The Holidays by Minstrel Archive

Quick trivia question for everyone: What times of year have the highest suicide rates in this country, by which I mean the United States?

You've either heard this one before, you're really good at guessing where seemingly random questions are going or you got this wrong. The answer is, of course, the Thanksgiving and Christmas holidays. Perhaps the time in between also possesses a high death toll, that would make good sense, but definitely localized around those two holidays.

Does this shock anyone? It did me, when I heard that years ago, but after a bit of thought, it made perfect sense. In fact, no other time could possibly have the suicide potential. You have two times when family is emphasized. Two periods around which everyone is inundated with images of fantastically happy people: couples deeply in love, children laughing and spending wonderful quality time with parents, friends gathering for parties of happy chatter and singing. You have the aura of tremendous presents being passed back and forth, happiness both in the giving as well as the receiving.

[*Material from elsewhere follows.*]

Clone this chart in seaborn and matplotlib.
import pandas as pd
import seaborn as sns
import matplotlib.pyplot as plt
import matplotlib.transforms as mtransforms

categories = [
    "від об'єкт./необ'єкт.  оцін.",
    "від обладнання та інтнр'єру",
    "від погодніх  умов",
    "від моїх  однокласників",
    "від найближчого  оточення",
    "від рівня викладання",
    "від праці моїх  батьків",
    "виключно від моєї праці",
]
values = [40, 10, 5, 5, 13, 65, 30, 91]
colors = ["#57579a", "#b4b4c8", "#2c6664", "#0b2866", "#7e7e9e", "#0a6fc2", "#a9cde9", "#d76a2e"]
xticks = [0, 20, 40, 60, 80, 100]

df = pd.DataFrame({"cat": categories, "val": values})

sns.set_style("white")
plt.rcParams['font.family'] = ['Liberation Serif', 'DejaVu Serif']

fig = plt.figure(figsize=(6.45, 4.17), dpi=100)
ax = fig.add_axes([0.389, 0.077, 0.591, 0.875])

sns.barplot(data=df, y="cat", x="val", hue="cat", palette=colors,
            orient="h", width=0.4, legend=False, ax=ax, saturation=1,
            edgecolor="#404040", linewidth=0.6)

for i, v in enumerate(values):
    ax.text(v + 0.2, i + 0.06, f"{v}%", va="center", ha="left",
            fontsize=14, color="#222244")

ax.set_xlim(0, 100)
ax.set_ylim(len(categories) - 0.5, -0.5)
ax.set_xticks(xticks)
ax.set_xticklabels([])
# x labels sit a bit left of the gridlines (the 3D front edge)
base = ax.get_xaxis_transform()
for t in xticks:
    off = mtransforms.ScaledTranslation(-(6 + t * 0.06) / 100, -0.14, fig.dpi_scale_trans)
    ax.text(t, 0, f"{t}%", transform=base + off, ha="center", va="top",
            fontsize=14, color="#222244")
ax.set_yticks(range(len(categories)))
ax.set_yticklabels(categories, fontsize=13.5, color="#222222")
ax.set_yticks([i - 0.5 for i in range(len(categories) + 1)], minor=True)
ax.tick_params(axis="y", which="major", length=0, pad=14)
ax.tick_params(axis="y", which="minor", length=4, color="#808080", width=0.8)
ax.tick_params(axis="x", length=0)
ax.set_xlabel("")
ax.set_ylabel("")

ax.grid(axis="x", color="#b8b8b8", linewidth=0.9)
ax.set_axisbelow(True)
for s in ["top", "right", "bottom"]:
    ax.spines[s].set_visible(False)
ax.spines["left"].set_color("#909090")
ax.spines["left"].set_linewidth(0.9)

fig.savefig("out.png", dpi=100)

Now suppose you have no family...that you're in touch with or close to, in any case. You don't particularly love anyone, no one really loves or cares about you. You have no significant other, and haven't for years. You have no good friends. You have no one to spend time with, and no one to buy gifts for. And you have no money to buy gifts, even if you had someone to buy for. All you have is an empty studio apartment and a beckoning life of nothing...which only hurts all the more when the entire world, it seems, is celebrating love and enjoying life.

That's bad enough. The ironic twist is still to come, though. The truth is that all of that happiness swirling through everyone else in the nation is just a fantasy. It's an image ideal cultivated by the media, through commercials and sickly sweet television specials. It's a construction of the holidays that a shockingly few number of people experience in the pure, vivid form that it's portrayed. Most people are in between family joy and completely barren lives. Too many people are closer to the barren lives end of the spectrum. People are committing suicide because their lives simply don't live up to an ideal that virtually no one's lives up to.

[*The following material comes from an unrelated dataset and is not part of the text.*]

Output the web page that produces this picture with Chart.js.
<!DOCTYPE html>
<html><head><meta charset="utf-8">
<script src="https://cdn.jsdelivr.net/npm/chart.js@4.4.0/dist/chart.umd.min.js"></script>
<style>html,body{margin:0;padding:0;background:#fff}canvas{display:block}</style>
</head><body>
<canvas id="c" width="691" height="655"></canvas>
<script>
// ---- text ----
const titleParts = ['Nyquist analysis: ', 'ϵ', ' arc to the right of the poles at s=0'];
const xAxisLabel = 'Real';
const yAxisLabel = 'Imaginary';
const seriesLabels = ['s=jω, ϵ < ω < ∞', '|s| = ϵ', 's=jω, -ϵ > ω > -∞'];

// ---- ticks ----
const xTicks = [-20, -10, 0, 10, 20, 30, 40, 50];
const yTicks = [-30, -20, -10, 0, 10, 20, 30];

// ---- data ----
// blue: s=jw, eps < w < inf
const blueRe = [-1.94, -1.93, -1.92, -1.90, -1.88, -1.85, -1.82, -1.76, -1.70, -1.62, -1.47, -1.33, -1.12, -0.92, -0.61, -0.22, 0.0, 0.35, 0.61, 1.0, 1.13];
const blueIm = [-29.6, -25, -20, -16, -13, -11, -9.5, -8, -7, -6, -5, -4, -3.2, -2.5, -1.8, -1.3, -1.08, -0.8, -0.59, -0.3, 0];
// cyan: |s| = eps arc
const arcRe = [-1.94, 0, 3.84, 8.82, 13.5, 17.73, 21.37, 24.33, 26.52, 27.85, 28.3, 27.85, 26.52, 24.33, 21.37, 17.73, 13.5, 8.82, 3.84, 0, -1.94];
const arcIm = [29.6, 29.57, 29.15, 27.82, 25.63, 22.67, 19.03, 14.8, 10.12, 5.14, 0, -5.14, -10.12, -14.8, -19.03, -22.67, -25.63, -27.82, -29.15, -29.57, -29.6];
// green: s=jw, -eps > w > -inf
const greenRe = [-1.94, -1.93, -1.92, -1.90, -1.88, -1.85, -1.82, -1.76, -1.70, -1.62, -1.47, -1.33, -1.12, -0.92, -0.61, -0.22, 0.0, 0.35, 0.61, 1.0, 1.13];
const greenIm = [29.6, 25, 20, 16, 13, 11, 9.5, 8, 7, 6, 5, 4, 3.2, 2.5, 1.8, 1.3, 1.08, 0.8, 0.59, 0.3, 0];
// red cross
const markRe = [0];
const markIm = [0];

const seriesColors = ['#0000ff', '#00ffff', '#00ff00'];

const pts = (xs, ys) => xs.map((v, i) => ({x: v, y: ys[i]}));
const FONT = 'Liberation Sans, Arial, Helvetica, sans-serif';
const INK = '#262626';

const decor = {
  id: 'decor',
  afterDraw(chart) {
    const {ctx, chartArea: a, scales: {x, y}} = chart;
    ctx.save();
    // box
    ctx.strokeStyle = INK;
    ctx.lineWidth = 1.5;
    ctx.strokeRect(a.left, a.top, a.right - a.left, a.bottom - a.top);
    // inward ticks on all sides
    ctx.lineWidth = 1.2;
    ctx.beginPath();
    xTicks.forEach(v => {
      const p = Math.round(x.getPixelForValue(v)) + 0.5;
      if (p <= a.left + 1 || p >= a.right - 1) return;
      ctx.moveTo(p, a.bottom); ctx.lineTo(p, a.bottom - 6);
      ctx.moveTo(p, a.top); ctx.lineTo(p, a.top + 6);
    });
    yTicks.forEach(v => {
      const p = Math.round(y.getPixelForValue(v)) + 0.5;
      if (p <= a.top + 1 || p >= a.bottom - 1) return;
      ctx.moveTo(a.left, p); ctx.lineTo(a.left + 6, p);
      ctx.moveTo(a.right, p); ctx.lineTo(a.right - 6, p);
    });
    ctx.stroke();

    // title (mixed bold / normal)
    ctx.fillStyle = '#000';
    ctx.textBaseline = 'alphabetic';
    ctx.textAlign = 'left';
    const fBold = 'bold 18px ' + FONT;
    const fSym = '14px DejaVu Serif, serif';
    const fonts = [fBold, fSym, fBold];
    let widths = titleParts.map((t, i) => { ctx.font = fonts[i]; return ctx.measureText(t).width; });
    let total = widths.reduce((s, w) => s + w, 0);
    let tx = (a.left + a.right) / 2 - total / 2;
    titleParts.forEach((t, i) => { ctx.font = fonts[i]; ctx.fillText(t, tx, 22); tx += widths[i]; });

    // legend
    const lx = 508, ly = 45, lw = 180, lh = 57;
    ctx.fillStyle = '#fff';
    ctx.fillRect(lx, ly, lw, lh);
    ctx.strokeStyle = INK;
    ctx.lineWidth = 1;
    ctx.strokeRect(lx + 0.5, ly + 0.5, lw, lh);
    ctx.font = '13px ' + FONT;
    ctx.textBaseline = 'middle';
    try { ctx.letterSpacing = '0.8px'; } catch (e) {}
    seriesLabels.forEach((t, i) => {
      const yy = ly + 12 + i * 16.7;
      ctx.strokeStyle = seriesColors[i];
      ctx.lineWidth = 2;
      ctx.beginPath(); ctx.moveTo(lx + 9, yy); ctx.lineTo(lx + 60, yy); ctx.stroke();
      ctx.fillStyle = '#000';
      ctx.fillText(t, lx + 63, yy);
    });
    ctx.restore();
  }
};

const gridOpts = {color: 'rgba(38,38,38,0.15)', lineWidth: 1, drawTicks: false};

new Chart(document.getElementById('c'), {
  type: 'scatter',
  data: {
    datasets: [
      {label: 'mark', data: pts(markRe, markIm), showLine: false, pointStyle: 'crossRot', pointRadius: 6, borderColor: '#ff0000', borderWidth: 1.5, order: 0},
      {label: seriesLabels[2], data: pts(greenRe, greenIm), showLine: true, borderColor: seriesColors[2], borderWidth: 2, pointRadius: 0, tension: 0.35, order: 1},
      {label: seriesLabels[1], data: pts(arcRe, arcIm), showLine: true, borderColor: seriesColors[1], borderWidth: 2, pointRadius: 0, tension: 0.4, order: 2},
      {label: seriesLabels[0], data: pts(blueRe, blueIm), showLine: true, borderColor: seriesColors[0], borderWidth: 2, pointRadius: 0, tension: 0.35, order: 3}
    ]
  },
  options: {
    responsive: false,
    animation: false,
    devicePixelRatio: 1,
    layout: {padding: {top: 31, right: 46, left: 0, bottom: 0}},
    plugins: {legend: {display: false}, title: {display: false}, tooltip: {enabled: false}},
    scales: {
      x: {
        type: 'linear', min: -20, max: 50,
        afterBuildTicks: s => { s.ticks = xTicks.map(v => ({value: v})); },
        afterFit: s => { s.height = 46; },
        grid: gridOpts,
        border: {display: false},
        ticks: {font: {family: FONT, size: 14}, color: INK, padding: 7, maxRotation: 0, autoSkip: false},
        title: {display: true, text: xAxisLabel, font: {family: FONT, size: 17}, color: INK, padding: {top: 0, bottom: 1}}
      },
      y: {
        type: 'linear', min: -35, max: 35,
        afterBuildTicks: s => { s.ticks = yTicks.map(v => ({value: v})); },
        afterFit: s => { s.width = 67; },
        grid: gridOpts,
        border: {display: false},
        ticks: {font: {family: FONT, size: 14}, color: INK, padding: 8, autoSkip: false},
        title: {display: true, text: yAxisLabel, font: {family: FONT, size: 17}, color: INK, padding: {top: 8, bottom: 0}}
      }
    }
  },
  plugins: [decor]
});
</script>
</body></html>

And yet, knowing all that, the holidays still have such power. Even to me, someone who is cynical towards artificial dynamics; I find myself both anticipating and dreading these holidays. Certainly, as a kid, I loved the holidays for all they were supposed to be...and were. I was one of the lucky ones who's holiday experiences came close to matching the media construction, of family, friends, happiness, and all the rest. It was time off from school. It was Good in every possible way.

Today, that's bittersweet. No matter what else happens, things change just by growing older. You can't ever recapture youthful perception, the willful lack of knowledge of what lies ahead one day, the general lack of worries. No one lives in the moment like a child. It's automatic at that age, and adults have to spend years of training to live in the moment in order to reduce stress after their second heart attack. Things change just by aging, putting the old experiences forever out of reach. Province of memories alone.

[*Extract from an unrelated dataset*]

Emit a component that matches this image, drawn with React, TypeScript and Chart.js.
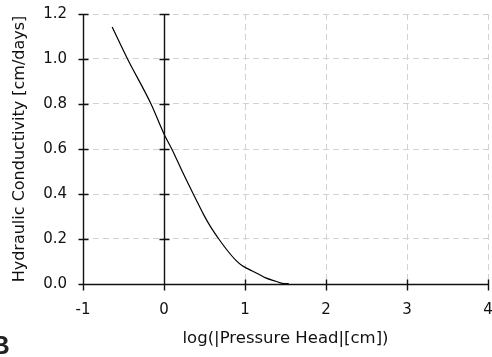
import React, { useEffect, useRef } from "react";
import { Chart, registerables } from "chart.js";

Chart.register(...registerables);

// log10(|pressure head| [cm])
const logPressureHead = [-0.64, -0.45, -0.16, 0, 0.102, 0.226, 0.391, 0.494, 0.576, 0.679, 0.78, 0.885, 0.967, 1.09, 1.17, 1.255, 1.38, 1.46, 1.54];
// hydraulic conductivity [cm/days]
const conductivity = [1.142, 1.0, 0.8, 0.667, 0.596, 0.5, 0.379, 0.305, 0.254, 0.199, 0.15, 0.106, 0.081, 0.058, 0.043, 0.027, 0.012, 0.003, 0.002];

const xTicks = [-1, 0, 1, 2, 3, 4];
const yTicks = [0, 0.2, 0.4, 0.6, 0.8, 1.0, 1.2];

const xTitle = "log(|Pressure Head|[cm])";
const yTitle = "Hydraulic Conductivity [cm/days]";

const FONT = "'DejaVu Sans', Verdana, sans-serif";

const crossAxesPlugin = {
  id: "crossAxes",
  afterDraw(chart: any) {
    const { ctx } = chart;
    const x = chart.scales.x;
    const y = chart.scales.y;
    const px = (v: number) => Math.round(x.getPixelForValue(v)) + 0.5;
    const py = (v: number) => Math.round(y.getPixelForValue(v)) + 0.5;
    const yTop = py(yTicks[yTicks.length - 1]);
    const yZero = py(0);
    const xLeft = px(xTicks[0]);
    const xRight = px(xTicks[xTicks.length - 1]);
    ctx.save();
    ctx.strokeStyle = "#111";
    ctx.lineWidth = 1.4;
    ctx.beginPath();
    [xTicks[0], 0].forEach((v) => {
      const vx = px(v);
      ctx.moveTo(vx, yTop);
      ctx.lineTo(vx, yZero);
      yTicks.forEach((t) => {
        const ty = py(t);
        ctx.moveTo(vx - 5, ty);
        ctx.lineTo(vx + 5, ty);
      });
    });
    ctx.moveTo(xLeft, yZero);
    ctx.lineTo(xRight, yZero);
    xTicks.forEach((t) => {
      const tx = px(t);
      ctx.moveTo(tx, yZero - 5);
      ctx.lineTo(tx, yZero + 6);
    });
    ctx.stroke();
    // partial figure letter at the lower left edge
    ctx.fillStyle = "#222";
    ctx.font = "bold 26px 'Liberation Sans', Arial, sans-serif";
    ctx.textBaseline = "alphabetic";
    ctx.fillText("B", -9, 354);
    ctx.restore();
  },
};

export default function App() {
  const ref = useRef<HTMLCanvasElement | null>(null);
  useEffect(() => {
    document.body.style.margin = "0";
    const canvas = ref.current;
    if (!canvas) return;
    const chart = new Chart(canvas, {
      type: "line",
      data: {
        datasets: [
          {
            data: logPressureHead.map((v, i) => ({ x: v, y: conductivity[i] })),
            borderColor: "#000",
            borderWidth: 1.2,
            pointRadius: 0,
            cubicInterpolationMode: "monotone",
            fill: false,
          },
        ],
      },
      options: {
        animation: false,
        responsive: true,
        maintainAspectRatio: false,
        layout: { padding: { left: 0, right: 4, top: 14, bottom: 0 } },
        plugins: { legend: { display: false }, tooltip: { enabled: false } },
        scales: {
          x: {
            type: "linear",
            min: xTicks[0],
            max: xTicks[xTicks.length - 1],
            afterBuildTicks: (s: any) => {
              s.ticks = xTicks.map((v) => ({ value: v }));
            },
            afterFit: (s: any) => {
              s.height = 73;
              s.paddingLeft = 0;
              s.paddingRight = 0;
            },
            grid: { color: "#d2d2d2", lineWidth: 1, drawTicks: false },
            border: { display: false, dash: [6, 4] },
            ticks: {
              padding: 17,
              color: "#111",
              font: { family: FONT, size: 15 },
              callback: (v: any) => String(v),
            },
            title: {
              display: true,
              text: xTitle,
              color: "#111",
              font: { family: FONT, size: 16.5 },
              padding: { top: 0, bottom: 8 },
            },
          },
          y: {
            type: "linear",
            min: yTicks[0],
            max: yTicks[yTicks.length - 1],
            afterBuildTicks: (s: any) => {
              s.ticks = yTicks.map((v) => ({ value: v }));
            },
            afterFit: (s: any) => {
              s.width = 83;
              s.paddingTop = 0;
              s.paddingBottom = 0;
            },
            grid: { color: "#d2d2d2", lineWidth: 1, drawTicks: false },
            border: { display: false, dash: [6, 4] },
            ticks: {
              padding: 16,
              color: "#111",
              font: { family: FONT, size: 15 },
              callback: (v: any) => Number(v).toFixed(1),
            },
            title: {
              display: true,
              text: yTitle,
              color: "#111",
              font: { family: FONT, size: 16 },
              padding: { top: 10, bottom: 0 },
            },
          },
        },
      },
      plugins: [crossAxesPlugin],
    });
    return () => chart.destroy();
  }, []);
  return (
    <div style={{ width: 492, height: 357, position: "relative", background: "#fff" }}>
      <canvas ref={ref} />
    </div>
  );
}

Then there are the other things that can change. My father passed away around Christmas, one year recently. That's one of those types of things that can really taint a holiday for you. And even if I were squirrel-memoried enough not to recall that until Christmas each year, Thankgiving would be tainted by incredibly hard blows about my father's health in the two Thanksgivings prior to his passing. It's like Thanksgiving, for a short time, was the predetermined holiday to get worse and worse news.

That makes things tougher for me on those holidays. Especially in combination with the memories of how things once were. And yet, there's still an aura of happiness that can't be denied. I'm still looking forward to Thanksgiving and Christmas. Even though it won't ever be what it was, I still have hopes that it can be nice.

And that's a touching testiment to the power of media manipulation. How warming during the cold season.